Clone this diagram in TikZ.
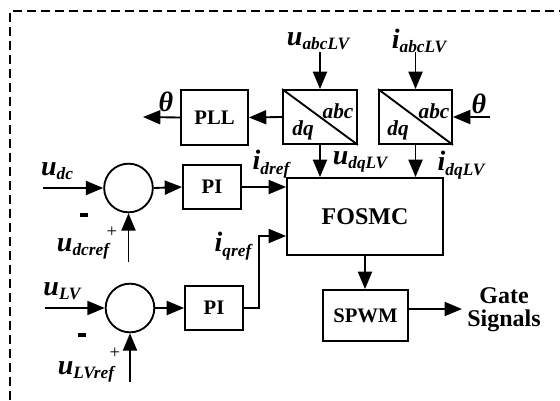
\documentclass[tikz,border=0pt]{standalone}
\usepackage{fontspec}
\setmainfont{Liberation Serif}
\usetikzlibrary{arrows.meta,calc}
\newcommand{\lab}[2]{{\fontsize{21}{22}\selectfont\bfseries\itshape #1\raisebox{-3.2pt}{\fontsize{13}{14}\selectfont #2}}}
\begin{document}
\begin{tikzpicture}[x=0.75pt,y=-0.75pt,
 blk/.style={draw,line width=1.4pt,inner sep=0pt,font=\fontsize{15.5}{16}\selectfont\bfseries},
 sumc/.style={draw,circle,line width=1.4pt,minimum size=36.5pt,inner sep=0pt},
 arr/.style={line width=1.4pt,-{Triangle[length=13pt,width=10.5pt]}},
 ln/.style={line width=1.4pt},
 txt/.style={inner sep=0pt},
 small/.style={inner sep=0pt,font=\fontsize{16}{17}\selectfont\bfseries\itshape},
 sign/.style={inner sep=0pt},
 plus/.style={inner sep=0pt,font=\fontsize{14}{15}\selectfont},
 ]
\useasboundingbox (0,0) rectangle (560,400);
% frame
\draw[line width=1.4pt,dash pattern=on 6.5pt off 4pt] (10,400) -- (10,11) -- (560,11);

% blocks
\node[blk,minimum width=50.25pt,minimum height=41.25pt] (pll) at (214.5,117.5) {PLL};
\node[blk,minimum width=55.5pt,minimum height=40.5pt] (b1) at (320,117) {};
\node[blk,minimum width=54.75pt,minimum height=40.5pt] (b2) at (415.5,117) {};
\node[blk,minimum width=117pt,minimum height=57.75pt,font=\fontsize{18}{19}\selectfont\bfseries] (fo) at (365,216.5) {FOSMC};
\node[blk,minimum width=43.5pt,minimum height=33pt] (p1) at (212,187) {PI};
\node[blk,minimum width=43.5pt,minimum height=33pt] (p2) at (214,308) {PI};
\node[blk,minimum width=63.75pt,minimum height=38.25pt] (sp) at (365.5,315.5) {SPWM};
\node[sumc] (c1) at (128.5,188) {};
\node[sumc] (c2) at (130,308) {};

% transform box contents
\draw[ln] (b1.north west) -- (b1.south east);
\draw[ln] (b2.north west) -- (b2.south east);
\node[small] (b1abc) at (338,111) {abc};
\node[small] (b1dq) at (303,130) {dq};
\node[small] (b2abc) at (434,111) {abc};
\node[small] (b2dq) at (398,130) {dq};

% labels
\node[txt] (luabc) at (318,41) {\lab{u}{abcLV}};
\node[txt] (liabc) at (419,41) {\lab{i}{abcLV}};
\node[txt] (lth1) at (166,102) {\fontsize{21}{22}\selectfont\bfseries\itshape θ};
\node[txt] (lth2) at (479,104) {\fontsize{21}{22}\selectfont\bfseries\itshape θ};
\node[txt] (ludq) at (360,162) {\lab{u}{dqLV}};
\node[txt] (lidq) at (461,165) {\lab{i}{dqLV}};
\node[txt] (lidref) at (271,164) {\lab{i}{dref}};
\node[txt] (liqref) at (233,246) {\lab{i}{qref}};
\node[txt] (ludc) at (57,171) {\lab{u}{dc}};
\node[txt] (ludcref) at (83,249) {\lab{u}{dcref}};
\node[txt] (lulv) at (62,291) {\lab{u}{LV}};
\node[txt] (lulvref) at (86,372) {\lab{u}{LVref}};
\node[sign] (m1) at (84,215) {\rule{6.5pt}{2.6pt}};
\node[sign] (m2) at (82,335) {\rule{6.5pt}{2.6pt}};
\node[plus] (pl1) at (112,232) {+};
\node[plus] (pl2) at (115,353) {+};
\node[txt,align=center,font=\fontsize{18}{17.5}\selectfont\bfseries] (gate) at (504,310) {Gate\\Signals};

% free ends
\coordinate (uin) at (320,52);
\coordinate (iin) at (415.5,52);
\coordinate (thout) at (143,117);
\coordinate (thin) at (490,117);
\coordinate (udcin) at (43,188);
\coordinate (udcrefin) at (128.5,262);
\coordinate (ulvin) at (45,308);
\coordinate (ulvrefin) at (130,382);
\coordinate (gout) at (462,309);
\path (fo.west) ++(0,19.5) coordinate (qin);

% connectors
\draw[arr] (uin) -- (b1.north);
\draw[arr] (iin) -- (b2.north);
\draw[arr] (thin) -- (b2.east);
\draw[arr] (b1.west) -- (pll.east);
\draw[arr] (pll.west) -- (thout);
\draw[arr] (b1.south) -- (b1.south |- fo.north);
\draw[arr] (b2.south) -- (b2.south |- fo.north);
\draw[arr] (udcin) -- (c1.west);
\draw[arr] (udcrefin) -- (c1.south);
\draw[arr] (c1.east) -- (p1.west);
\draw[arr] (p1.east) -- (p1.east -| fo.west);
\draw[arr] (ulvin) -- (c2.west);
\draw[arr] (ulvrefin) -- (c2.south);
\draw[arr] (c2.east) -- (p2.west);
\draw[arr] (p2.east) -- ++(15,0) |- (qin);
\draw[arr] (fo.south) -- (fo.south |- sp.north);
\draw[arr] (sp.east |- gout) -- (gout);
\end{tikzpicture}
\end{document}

**********

The task: Output the data exactly. Pictures don't belong in the result.

Written answer:
Clone this diagram in TikZ.
\documentclass[tikz,border=0pt]{standalone}
\usepackage{fontspec}
\setmainfont{Liberation Serif}
\usetikzlibrary{arrows.meta,calc}
\newcommand{\lab}[2]{{\fontsize{21}{22}\selectfont\bfseries\itshape #1\raisebox{-3.2pt}{\fontsize{13}{14}\selectfont #2}}}
\begin{document}
\begin{tikzpicture}[x=0.75pt,y=-0.75pt,
 blk/.style={draw,line width=1.4pt,inner sep=0pt,font=\fontsize{15.5}{16}\selectfont\bfseries},
 sumc/.style={draw,circle,line width=1.4pt,minimum size=36.5pt,inner sep=0pt},
 arr/.style={line width=1.4pt,-{Triangle[length=13pt,width=10.5pt]}},
 ln/.style={line width=1.4pt},
 txt/.style={inner sep=0pt},
 small/.style={inner sep=0pt,font=\fontsize{16}{17}\selectfont\bfseries\itshape},
 sign/.style={inner sep=0pt},
 plus/.style={inner sep=0pt,font=\fontsize{14}{15}\selectfont},
 ]
\useasboundingbox (0,0) rectangle (560,400);
% frame
\draw[line width=1.4pt,dash pattern=on 6.5pt off 4pt] (10,400) -- (10,11) -- (560,11);

% blocks
\node[blk,minimum width=50.25pt,minimum height=41.25pt] (pll) at (214.5,117.5) {PLL};
\node[blk,minimum width=55.5pt,minimum height=40.5pt] (b1) at (320,117) {};
\node[blk,minimum width=54.75pt,minimum height=40.5pt] (b2) at (415.5,117) {};
\node[blk,minimum width=117pt,minimum height=57.75pt,font=\fontsize{18}{19}\selectfont\bfseries] (fo) at (365,216.5) {FOSMC};
\node[blk,minimum width=43.5pt,minimum height=33pt] (p1) at (212,187) {PI};
\node[blk,minimum width=43.5pt,minimum height=33pt] (p2) at (214,308) {PI};
\node[blk,minimum width=63.75pt,minimum height=38.25pt] (sp) at (365.5,315.5) {SPWM};
\node[sumc] (c1) at (128.5,188) {};
\node[sumc] (c2) at (130,308) {};

% transform box contents
\draw[ln] (b1.north west) -- (b1.south east);
\draw[ln] (b2.north west) -- (b2.south east);
\node[small] (b1abc) at (338,111) {abc};
\node[small] (b1dq) at (303,130) {dq};
\node[small] (b2abc) at (434,111) {abc};
\node[small] (b2dq) at (398,130) {dq};

% labels
\node[txt] (luabc) at (318,41) {\lab{u}{abcLV}};
\node[txt] (liabc) at (419,41) {\lab{i}{abcLV}};
\node[txt] (lth1) at (166,102) {\fontsize{21}{22}\selectfont\bfseries\itshape θ};
\node[txt] (lth2) at (479,104) {\fontsize{21}{22}\selectfont\bfseries\itshape θ};
\node[txt] (ludq) at (360,162) {\lab{u}{dqLV}};
\node[txt] (lidq) at (461,165) {\lab{i}{dqLV}};
\node[txt] (lidref) at (271,164) {\lab{i}{dref}};
\node[txt] (liqref) at (233,246) {\lab{i}{qref}};
\node[txt] (ludc) at (57,171) {\lab{u}{dc}};
\node[txt] (ludcref) at (83,249) {\lab{u}{dcref}};
\node[txt] (lulv) at (62,291) {\lab{u}{LV}};
\node[txt] (lulvref) at (86,372) {\lab{u}{LVref}};
\node[sign] (m1) at (84,215) {\rule{6.5pt}{2.6pt}};
\node[sign] (m2) at (82,335) {\rule{6.5pt}{2.6pt}};
\node[plus] (pl1) at (112,232) {+};
\node[plus] (pl2) at (115,353) {+};
\node[txt,align=center,font=\fontsize{18}{17.5}\selectfont\bfseries] (gate) at (504,310) {Gate\\Signals};

% free ends
\coordinate (uin) at (320,52);
\coordinate (iin) at (415.5,52);
\coordinate (thout) at (143,117);
\coordinate (thin) at (490,117);
\coordinate (udcin) at (43,188);
\coordinate (udcrefin) at (128.5,262);
\coordinate (ulvin) at (45,308);
\coordinate (ulvrefin) at (130,382);
\coordinate (gout) at (462,309);
\path (fo.west) ++(0,19.5) coordinate (qin);

% connectors
\draw[arr] (uin) -- (b1.north);
\draw[arr] (iin) -- (b2.north);
\draw[arr] (thin) -- (b2.east);
\draw[arr] (b1.west) -- (pll.east);
\draw[arr] (pll.west) -- (thout);
\draw[arr] (b1.south) -- (b1.south |- fo.north);
\draw[arr] (b2.south) -- (b2.south |- fo.north);
\draw[arr] (udcin) -- (c1.west);
\draw[arr] (udcrefin) -- (c1.south);
\draw[arr] (c1.east) -- (p1.west);
\draw[arr] (p1.east) -- (p1.east -| fo.west);
\draw[arr] (ulvin) -- (c2.west);
\draw[arr] (ulvrefin) -- (c2.south);
\draw[arr] (c2.east) -- (p2.west);
\draw[arr] (p2.east) -- ++(15,0) |- (qin);
\draw[arr] (fo.south) -- (fo.south |- sp.north);
\draw[arr] (sp.east |- gout) -- (gout);
\end{tikzpicture}
\end{document}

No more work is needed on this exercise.